Exercise objective: Repeat all the material exactly; pictures stay out of your copy.

Data block:

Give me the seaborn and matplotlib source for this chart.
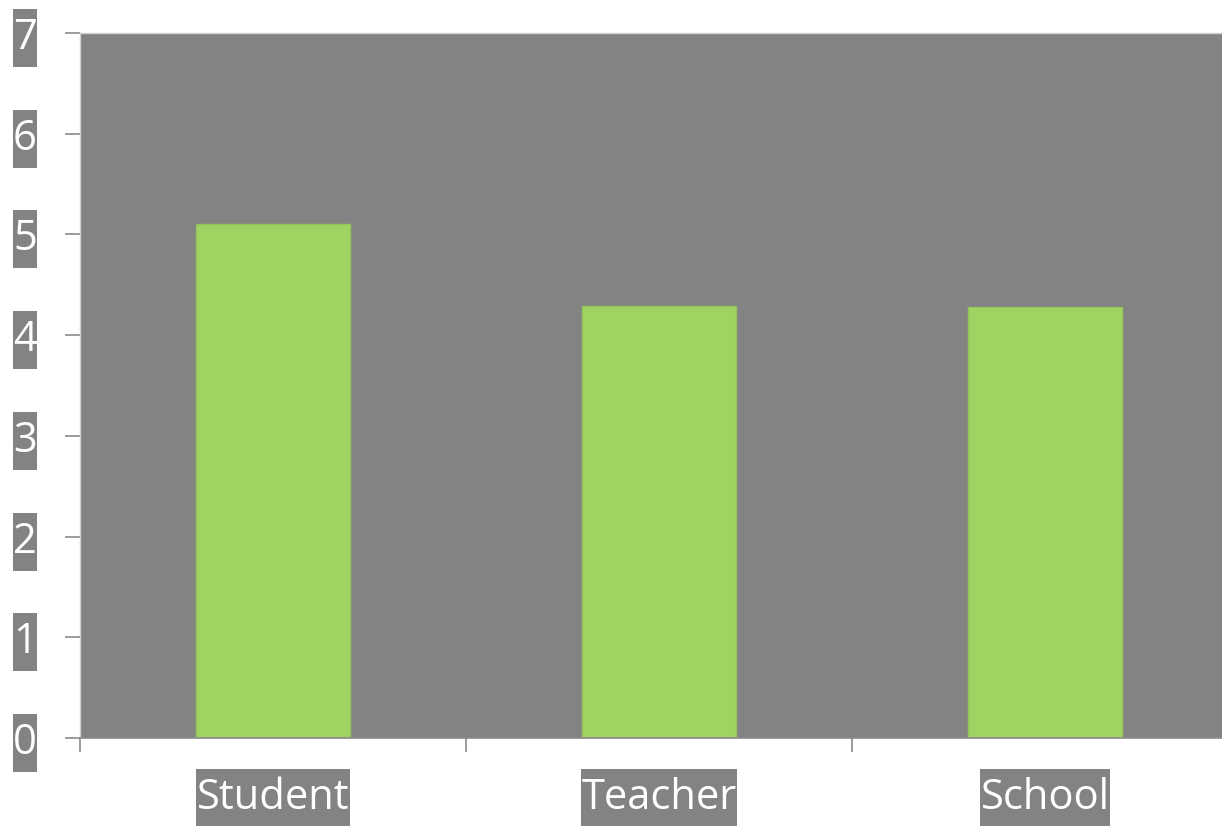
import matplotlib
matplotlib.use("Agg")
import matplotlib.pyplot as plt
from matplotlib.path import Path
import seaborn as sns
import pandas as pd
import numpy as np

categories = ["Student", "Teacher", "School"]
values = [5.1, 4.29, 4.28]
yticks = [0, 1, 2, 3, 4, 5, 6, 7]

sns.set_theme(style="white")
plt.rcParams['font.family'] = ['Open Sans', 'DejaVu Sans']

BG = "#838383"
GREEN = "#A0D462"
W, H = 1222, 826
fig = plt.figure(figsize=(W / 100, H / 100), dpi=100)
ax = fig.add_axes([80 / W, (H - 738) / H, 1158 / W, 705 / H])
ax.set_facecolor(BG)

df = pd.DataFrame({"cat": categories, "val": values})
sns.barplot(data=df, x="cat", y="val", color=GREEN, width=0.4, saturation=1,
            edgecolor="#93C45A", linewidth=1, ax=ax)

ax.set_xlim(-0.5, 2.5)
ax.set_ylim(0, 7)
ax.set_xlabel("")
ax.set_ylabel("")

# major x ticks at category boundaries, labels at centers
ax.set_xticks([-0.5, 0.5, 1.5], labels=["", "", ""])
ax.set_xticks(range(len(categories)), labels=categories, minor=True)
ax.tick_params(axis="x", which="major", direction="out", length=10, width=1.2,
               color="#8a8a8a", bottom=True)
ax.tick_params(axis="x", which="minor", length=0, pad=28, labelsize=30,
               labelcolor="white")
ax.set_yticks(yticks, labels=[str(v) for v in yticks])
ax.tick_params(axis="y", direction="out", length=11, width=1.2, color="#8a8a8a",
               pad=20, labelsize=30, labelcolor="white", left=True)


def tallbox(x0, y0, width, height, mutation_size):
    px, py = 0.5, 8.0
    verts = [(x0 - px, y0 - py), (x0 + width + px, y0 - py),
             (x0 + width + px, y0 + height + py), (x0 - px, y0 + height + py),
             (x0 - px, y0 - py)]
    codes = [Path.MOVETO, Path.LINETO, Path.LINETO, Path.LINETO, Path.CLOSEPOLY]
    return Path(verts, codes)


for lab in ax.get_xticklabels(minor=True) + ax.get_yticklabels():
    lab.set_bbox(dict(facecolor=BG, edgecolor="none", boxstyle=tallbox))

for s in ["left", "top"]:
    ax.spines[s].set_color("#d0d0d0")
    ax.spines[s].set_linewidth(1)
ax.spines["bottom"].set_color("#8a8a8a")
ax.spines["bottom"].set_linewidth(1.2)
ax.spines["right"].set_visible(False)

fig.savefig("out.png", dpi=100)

Exercise output:
Give me the seaborn and matplotlib source for this chart.
import matplotlib
matplotlib.use("Agg")
import matplotlib.pyplot as plt
from matplotlib.path import Path
import seaborn as sns
import pandas as pd
import numpy as np

categories = ["Student", "Teacher", "School"]
values = [5.1, 4.29, 4.28]
yticks = [0, 1, 2, 3, 4, 5, 6, 7]

sns.set_theme(style="white")
plt.rcParams['font.family'] = ['Open Sans', 'DejaVu Sans']

BG = "#838383"
GREEN = "#A0D462"
W, H = 1222, 826
fig = plt.figure(figsize=(W / 100, H / 100), dpi=100)
ax = fig.add_axes([80 / W, (H - 738) / H, 1158 / W, 705 / H])
ax.set_facecolor(BG)

df = pd.DataFrame({"cat": categories, "val": values})
sns.barplot(data=df, x="cat", y="val", color=GREEN, width=0.4, saturation=1,
            edgecolor="#93C45A", linewidth=1, ax=ax)

ax.set_xlim(-0.5, 2.5)
ax.set_ylim(0, 7)
ax.set_xlabel("")
ax.set_ylabel("")

# major x ticks at category boundaries, labels at centers
ax.set_xticks([-0.5, 0.5, 1.5], labels=["", "", ""])
ax.set_xticks(range(len(categories)), labels=categories, minor=True)
ax.tick_params(axis="x", which="major", direction="out", length=10, width=1.2,
               color="#8a8a8a", bottom=True)
ax.tick_params(axis="x", which="minor", length=0, pad=28, labelsize=30,
               labelcolor="white")
ax.set_yticks(yticks, labels=[str(v) for v in yticks])
ax.tick_params(axis="y", direction="out", length=11, width=1.2, color="#8a8a8a",
               pad=20, labelsize=30, labelcolor="white", left=True)


def tallbox(x0, y0, width, height, mutation_size):
    px, py = 0.5, 8.0
    verts = [(x0 - px, y0 - py), (x0 + width + px, y0 - py),
             (x0 + width + px, y0 + height + py), (x0 - px, y0 + height + py),
             (x0 - px, y0 - py)]
    codes = [Path.MOVETO, Path.LINETO, Path.LINETO, Path.LINETO, Path.CLOSEPOLY]
    return Path(verts, codes)


for lab in ax.get_xticklabels(minor=True) + ax.get_yticklabels():
    lab.set_bbox(dict(facecolor=BG, edgecolor="none", boxstyle=tallbox))

for s in ["left", "top"]:
    ax.spines[s].set_color("#d0d0d0")
    ax.spines[s].set_linewidth(1)
ax.spines["bottom"].set_color("#8a8a8a")
ax.spines["bottom"].set_linewidth(1.2)
ax.spines["right"].set_visible(False)

fig.savefig("out.png", dpi=100)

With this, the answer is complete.